-------- SUPPLIED INFORMATION

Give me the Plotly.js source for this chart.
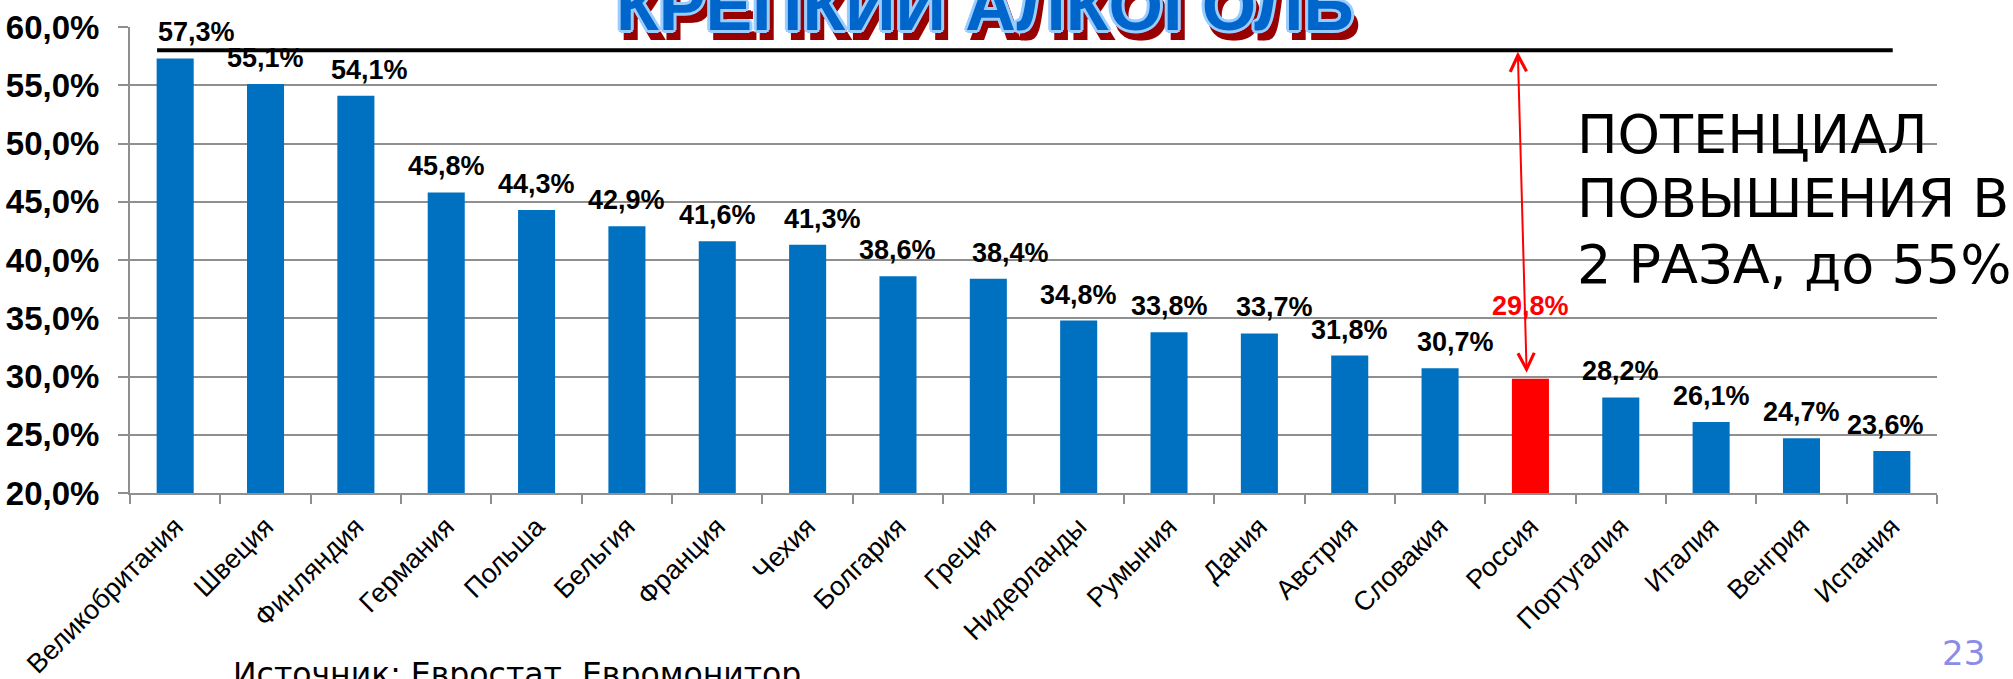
<!DOCTYPE html>
<html><head><meta charset="utf-8">
<script src="https://cdn.plot.ly/plotly-3.0.1.min.js"></script>
<style>html,body{margin:0;padding:0;background:#fff}#chart{width:2013px;height:679px}</style>
</head><body><div id="chart"></div>
<script>
const countries = ['Великобритания','Швеция','Финляндия','Германия','Польша','Бельгия','Франция','Чехия','Болгария','Греция','Нидерланды','Румыния','Дания','Австрия','Словакия','Россия','Португалия','Италия','Венгрия','Испания'];
const shares = [57.3,55.1,54.1,45.8,44.3,42.9,41.6,41.3,38.6,38.4,34.8,33.8,33.7,31.8,30.7,29.8,28.2,26.1,24.7,23.6];
const highlight = 'Россия';
const potentialLevel = 58;
const yTicks = [20,25,30,35,40,45,50,55,60];
const titleText = 'КРЕПКИЙ АЛКОГОЛЬ';
const noteLines = ['ПОТЕНЦИАЛ','ПОВЫШЕНИЯ В','2 РАЗА, до 55%'];
const sourceText = 'Источник: Евростат, Евромонитор';
const pageNumber = '23';

// label nudges (style, in pixels)
const labelNudgeX = {'Великобритания':21,'Финляндия':14,'Чехия':15,'Греция':22,'Дания':15,'Словакия':15,'Испания':-6};

const BLUE = '#0070C0', RED = '#FF0000', GRID = '#8f8f8f';
const fmt = v => v.toFixed(1).replace('.', ',') + '%';
const hiIdx = countries.indexOf(highlight);

const trace = {
  type: 'bar', x: countries, y: shares,
  marker: {color: countries.map(c => c === highlight ? RED : BLUE)},
  width: 0.41, hoverinfo: 'skip'
};

const annotations = countries.map((c, i) => ({
  x: c, y: shares[i], xref: 'x', yref: 'y', showarrow: false,
  text: fmt(shares[i]), xanchor: 'center', yanchor: 'middle',
  yshift: c === highlight ? 73 : 26, xshift: labelNudgeX[c] || 0,
  font: {family: 'Liberation Sans, Arial, sans-serif', size: 27, weight: 700, color: c === highlight ? RED : '#000'}
}));

// double-headed red arrow from potential level to Russia
annotations.push({
  x: hiIdx - 0.04, y: shares[hiIdx], xref: 'x', yref: 'y',
  ax: hiIdx - 0.14, ay: potentialLevel, axref: 'x', ayref: 'y',
  text: '', showarrow: true, arrowside: 'end+start',
  arrowhead: 5, startarrowhead: 5, arrowsize: 1.6, startarrowsize: 1.6,
  arrowwidth: 2, arrowcolor: RED, standoff: 6, startstandoff: 0
});

// title (WordArt-like)
annotations.push({
  x: 0.4732, y: 1.046, xref: 'paper', yref: 'paper', showarrow: false,
  text: titleText, xanchor: 'center', yanchor: 'middle',
  font: {family: 'Liberation Sans, Arial, sans-serif', size: 70, weight: 900, color: '#0066CC',
    shadow: '3px 0 0 #99CCFF, -3px 0 0 #99CCFF, 0 3px 0 #99CCFF, 0 -3px 0 #99CCFF, 2px 2px 0 #99CCFF, -2px 2px 0 #99CCFF, 2px -2px 0 #99CCFF, -2px -2px 0 #99CCFF, 5px 9px 0 #990000, 7px 10px 0 #990000, 3px 10px 0 #990000'}
});

// potential note
const noteCenters = [134, 198, 264];
noteLines.forEach((t, i) => annotations.push({
  x: 0.7997, y: (493 - noteCenters[i]) / 466, xref: 'paper', yref: 'paper', showarrow: false,
  text: t, xanchor: 'left', yanchor: 'middle',
  font: {family: 'DejaVu Sans, Verdana, sans-serif', size: 54, color: '#000'}
}));

annotations.push({
  x: 0.056, y: -0.389, xref: 'paper', yref: 'paper', showarrow: false,
  text: sourceText, xanchor: 'left', yanchor: 'middle',
  font: {family: 'DejaVu Sans, Verdana, sans-serif', size: 31.5, color: '#000'}
});
annotations.push({
  x: 1.0147, y: -0.343, xref: 'paper', yref: 'paper', showarrow: false,
  text: pageNumber, xanchor: 'center', yanchor: 'middle',
  font: {family: 'DejaVu Sans, Verdana, sans-serif', size: 34, color: '#8B8BE8'}
});

const layout = {
  width: 2013, height: 679,
  margin: {l: 130, r: 76, t: 27, b: 186, pad: 0},
  paper_bgcolor: '#fff', plot_bgcolor: '#fff',
  showlegend: false,
  xaxis: {
    type: 'category', showline: true, linecolor: GRID, linewidth: 2,
    ticks: 'outside', tickson: 'boundaries', ticklen: 9, tickwidth: 2, tickcolor: GRID,
    tickangle: -45, ticklabelstandoff: 5,
    tickfont: {family: 'Liberation Sans, Arial, sans-serif', size: 27, color: '#000'},
    showgrid: false, zeroline: false
  },
  yaxis: {
    range: [20, 60], tickmode: 'array', tickvals: yTicks, ticktext: yTicks.map(fmt),
    showline: true, linecolor: GRID, linewidth: 2,
    ticks: 'outside', ticklen: 10, tickwidth: 2, tickcolor: GRID,
    ticklabelstandoff: 12,
    tickfont: {family: 'Liberation Sans, Arial, sans-serif', size: 33, weight: 700, color: '#000'},
    showgrid: true, gridcolor: GRID, gridwidth: 2, zeroline: false
  },
  shapes: [{
    type: 'line', xref: 'x', yref: 'y', x0: -0.2, x1: 19.01,
    y0: potentialLevel, y1: potentialLevel, line: {color: '#000', width: 4}
  }],
  annotations: annotations
};

Plotly.newPlot('chart', [trace], layout, {staticPlot: true, displayModeBar: false});
</script></body></html>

----------------

▶ [YOUR OBJECTIVE]: Give back the whole listing as it stands, minus its pictures.

▶ [CORRECT RESULT]:
Give me the Plotly.js source for this chart.
<!DOCTYPE html>
<html><head><meta charset="utf-8">
<script src="https://cdn.plot.ly/plotly-3.0.1.min.js"></script>
<style>html,body{margin:0;padding:0;background:#fff}#chart{width:2013px;height:679px}</style>
</head><body><div id="chart"></div>
<script>
const countries = ['Великобритания','Швеция','Финляндия','Германия','Польша','Бельгия','Франция','Чехия','Болгария','Греция','Нидерланды','Румыния','Дания','Австрия','Словакия','Россия','Португалия','Италия','Венгрия','Испания'];
const shares = [57.3,55.1,54.1,45.8,44.3,42.9,41.6,41.3,38.6,38.4,34.8,33.8,33.7,31.8,30.7,29.8,28.2,26.1,24.7,23.6];
const highlight = 'Россия';
const potentialLevel = 58;
const yTicks = [20,25,30,35,40,45,50,55,60];
const titleText = 'КРЕПКИЙ АЛКОГОЛЬ';
const noteLines = ['ПОТЕНЦИАЛ','ПОВЫШЕНИЯ В','2 РАЗА, до 55%'];
const sourceText = 'Источник: Евростат, Евромонитор';
const pageNumber = '23';

// label nudges (style, in pixels)
const labelNudgeX = {'Великобритания':21,'Финляндия':14,'Чехия':15,'Греция':22,'Дания':15,'Словакия':15,'Испания':-6};

const BLUE = '#0070C0', RED = '#FF0000', GRID = '#8f8f8f';
const fmt = v => v.toFixed(1).replace('.', ',') + '%';
const hiIdx = countries.indexOf(highlight);

const trace = {
  type: 'bar', x: countries, y: shares,
  marker: {color: countries.map(c => c === highlight ? RED : BLUE)},
  width: 0.41, hoverinfo: 'skip'
};

const annotations = countries.map((c, i) => ({
  x: c, y: shares[i], xref: 'x', yref: 'y', showarrow: false,
  text: fmt(shares[i]), xanchor: 'center', yanchor: 'middle',
  yshift: c === highlight ? 73 : 26, xshift: labelNudgeX[c] || 0,
  font: {family: 'Liberation Sans, Arial, sans-serif', size: 27, weight: 700, color: c === highlight ? RED : '#000'}
}));

// double-headed red arrow from potential level to Russia
annotations.push({
  x: hiIdx - 0.04, y: shares[hiIdx], xref: 'x', yref: 'y',
  ax: hiIdx - 0.14, ay: potentialLevel, axref: 'x', ayref: 'y',
  text: '', showarrow: true, arrowside: 'end+start',
  arrowhead: 5, startarrowhead: 5, arrowsize: 1.6, startarrowsize: 1.6,
  arrowwidth: 2, arrowcolor: RED, standoff: 6, startstandoff: 0
});

// title (WordArt-like)
annotations.push({
  x: 0.4732, y: 1.046, xref: 'paper', yref: 'paper', showarrow: false,
  text: titleText, xanchor: 'center', yanchor: 'middle',
  font: {family: 'Liberation Sans, Arial, sans-serif', size: 70, weight: 900, color: '#0066CC',
    shadow: '3px 0 0 #99CCFF, -3px 0 0 #99CCFF, 0 3px 0 #99CCFF, 0 -3px 0 #99CCFF, 2px 2px 0 #99CCFF, -2px 2px 0 #99CCFF, 2px -2px 0 #99CCFF, -2px -2px 0 #99CCFF, 5px 9px 0 #990000, 7px 10px 0 #990000, 3px 10px 0 #990000'}
});

// potential note
const noteCenters = [134, 198, 264];
noteLines.forEach((t, i) => annotations.push({
  x: 0.7997, y: (493 - noteCenters[i]) / 466, xref: 'paper', yref: 'paper', showarrow: false,
  text: t, xanchor: 'left', yanchor: 'middle',
  font: {family: 'DejaVu Sans, Verdana, sans-serif', size: 54, color: '#000'}
}));

annotations.push({
  x: 0.056, y: -0.389, xref: 'paper', yref: 'paper', showarrow: false,
  text: sourceText, xanchor: 'left', yanchor: 'middle',
  font: {family: 'DejaVu Sans, Verdana, sans-serif', size: 31.5, color: '#000'}
});
annotations.push({
  x: 1.0147, y: -0.343, xref: 'paper', yref: 'paper', showarrow: false,
  text: pageNumber, xanchor: 'center', yanchor: 'middle',
  font: {family: 'DejaVu Sans, Verdana, sans-serif', size: 34, color: '#8B8BE8'}
});

const layout = {
  width: 2013, height: 679,
  margin: {l: 130, r: 76, t: 27, b: 186, pad: 0},
  paper_bgcolor: '#fff', plot_bgcolor: '#fff',
  showlegend: false,
  xaxis: {
    type: 'category', showline: true, linecolor: GRID, linewidth: 2,
    ticks: 'outside', tickson: 'boundaries', ticklen: 9, tickwidth: 2, tickcolor: GRID,
    tickangle: -45, ticklabelstandoff: 5,
    tickfont: {family: 'Liberation Sans, Arial, sans-serif', size: 27, color: '#000'},
    showgrid: false, zeroline: false
  },
  yaxis: {
    range: [20, 60], tickmode: 'array', tickvals: yTicks, ticktext: yTicks.map(fmt),
    showline: true, linecolor: GRID, linewidth: 2,
    ticks: 'outside', ticklen: 10, tickwidth: 2, tickcolor: GRID,
    ticklabelstandoff: 12,
    tickfont: {family: 'Liberation Sans, Arial, sans-serif', size: 33, weight: 700, color: '#000'},
    showgrid: true, gridcolor: GRID, gridwidth: 2, zeroline: false
  },
  shapes: [{
    type: 'line', xref: 'x', yref: 'y', x0: -0.2, x1: 19.01,
    y0: potentialLevel, y1: potentialLevel, line: {color: '#000', width: 4}
  }],
  annotations: annotations
};

Plotly.newPlot('chart', [trace], layout, {staticPlot: true, displayModeBar: false});
</script></body></html>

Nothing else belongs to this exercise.